- Created by: Jack Barry Dan Enright
- Directed by: Ted Nathanson Dick Schneider Dick Auerbach
- Presented by: Gene Rayburn
- Announcer: Roger Tuttle Wayne Howell
- Composer: Paul Taubman (Music Director)
- Country of origin: United States
- No. of episodes: 620

Production
- Executive producers: Robert Noah Ed Pierce
- Producers: Hugh Branigan Fred Stettner
- Production locations: NBC Studios New York, New York
- Running time: 30 minutes
- Production companies: Barry & Enright Productions (1958) NBC Productions (1958-1960)

Original release
- Network: NBC
- Release: February 24, 1958 – December 30, 1960

= Dough Re Mi =

American game show (1958–1960)

Dough Re Mi is an American game show that aired on NBC from February 24, 1958, to December 30, 1960. The series was hosted by Gene Rayburn and was somewhat of an answer to CBS' Name That Tune, which began in 1953.

Among those who substituted for Rayburn during the run were Jack Barry (prior to the scandals pushing him out of television), announcer Roger Tuttle, Dayton Allen, Keefe Brasselle, and Fred Robbins.

==Game play==
Three contestants competed to identify song titles using the first few notes. Each game consisted of three songs worth $100, $300, and $500, respectively (originally $100, $200, and $400). The contestants were each given a $200 bankroll to start the game. In each round, each contestant was given one opportunity to guess the title of the song after the first three notes were played. If the song title was guessed correctly, the contestant won the value of the song.

If nobody could identify the song, the fourth note was then put up for bid in a similar format to The Price is Right. Each player, one at a time, would take turns bidding any amount of their bankrolls until either a bell rang or all players had stopped bidding.

The contestant with the highest bid immediately had that amount deducted from their bankroll, and the first four notes were then played for the contestant with the highest bid. If the song title was guessed correctly, the contestant won the value of the song. If the title was guessed incorrectly, the contestant could recoup by challenging their opponents. If the challenged player could not guess the title of the song, the challenger recovered half of their bid and bidding started for the fifth note, and so on. However, if the challenged player correctly guessed the title, the challenger lost their entire bid and the challenged player won the value of the song.

The player with the most money in their bankroll following the third song won the game. The winner could leave with whatever money they had won at that point if they wished; if they chose to play another game, their $200 stake for the next game came out of their winnings.

This show also had a home audience participation segment wherein on Mondays two notes were played for the home audience to try to guess the song and send in a postcard with that title.
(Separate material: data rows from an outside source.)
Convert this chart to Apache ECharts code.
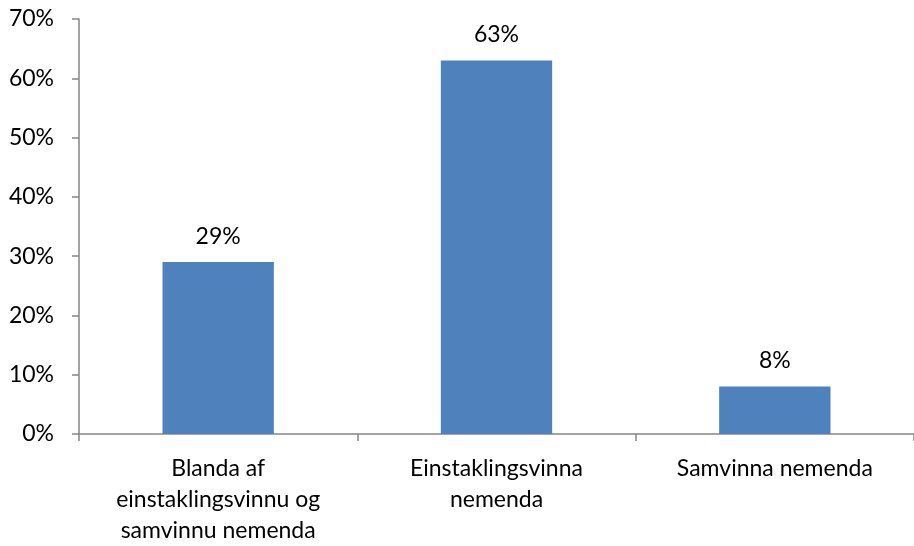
<!DOCTYPE html>
<html><head><meta charset="utf-8">
<script src="https://cdn.jsdelivr.net/npm/echarts@6/dist/echarts.min.js"></script>
<style>html,body{margin:0;padding:0;background:#fff}#c{width:914px;height:546px}</style>
</head><body><div id="c"></div>
<script>
var categories = ['Blanda af\neinstaklingsvinnu og\nsamvinnu nemenda', 'Einstaklingsvinna\nnemenda', 'Samvinna nemenda'];
var values = [29, 63, 8];
var yTicks = [0, 10, 20, 30, 40, 50, 60, 70];

var font = 'Lato';
var chart = echarts.init(document.getElementById('c'), null, {renderer: 'canvas'});
chart.setOption({
  animation: false,
  textStyle: {fontFamily: font},
  grid: {left: 79, width: 842, top: 19, height: 415, containLabel: false},
  xAxis: {
    type: 'category', data: categories,
    axisLine: {lineStyle: {color: '#868686', width: 1.5}},
    axisTick: {show: true, length: 7, lineStyle: {color: '#868686', width: 1.5}},
    axisLabel: {color: '#000', fontSize: 23, lineHeight: 31, margin: 19, fontFamily: font}
  },
  yAxis: {
    type: 'value', min: yTicks[0], max: yTicks[yTicks.length - 1], interval: 10,
    axisLine: {show: true, lineStyle: {color: '#868686', width: 1.5}},
    axisTick: {show: true, length: 7, lineStyle: {color: '#868686', width: 1.5}},
    splitLine: {show: false},
    axisLabel: {color: '#000', fontSize: 23, margin: 25, formatter: '{value}%', fontFamily: font}
  },
  series: [{
    type: 'bar', data: values, barWidth: '40%',
    itemStyle: {color: '#4F81BD'},
    label: {show: true, position: 'top', distance: 14, color: '#000', fontSize: 23, formatter: '{c}%', fontFamily: font}
  }]
});
</script></body></html>
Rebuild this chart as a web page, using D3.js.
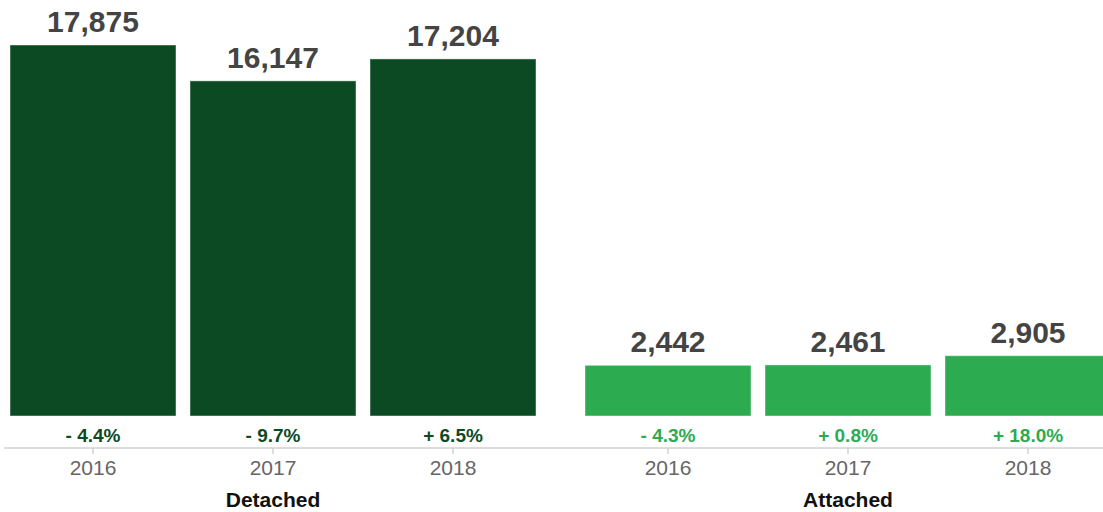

On Tuesday they would play three notes for the same purpose and continue through the week. The following week a prize was awarded by selecting a winning postcard.

==Celebrities==
Occasionally, celebrities would appear and play the game for charity. Among the celebrities who appeared were Lou Costello, Florence Henderson, Tony Bennett, Lu Ann Simms, Jaye P. Morgan, and Peter Marshall.

==Scandal==
Partly due to being owned by Jack Barry and Dan Enright, Dough Re Mi was one of the games caught in the quiz show scandals. Like Barry & Enright's Concentration, Twenty One and Tic Tac Dough, the shows were bought by NBC and became in-house productions.

==Home game==
A board game, complete with an eight-key xylophone, was released in 1960 by Lowell Toy Mfg. Since its release, the game has become very hard to find - a copy complete with the xylophone is both very rare and, when a complete copy surfaces, very expensive.

==Episode Status==
Dough Re Mi is believed to have been wiped due to network policies of the era; however, this is uncertain since Concentration has been reported to be intact. The only existing episode is the third episode from February 26, 1958.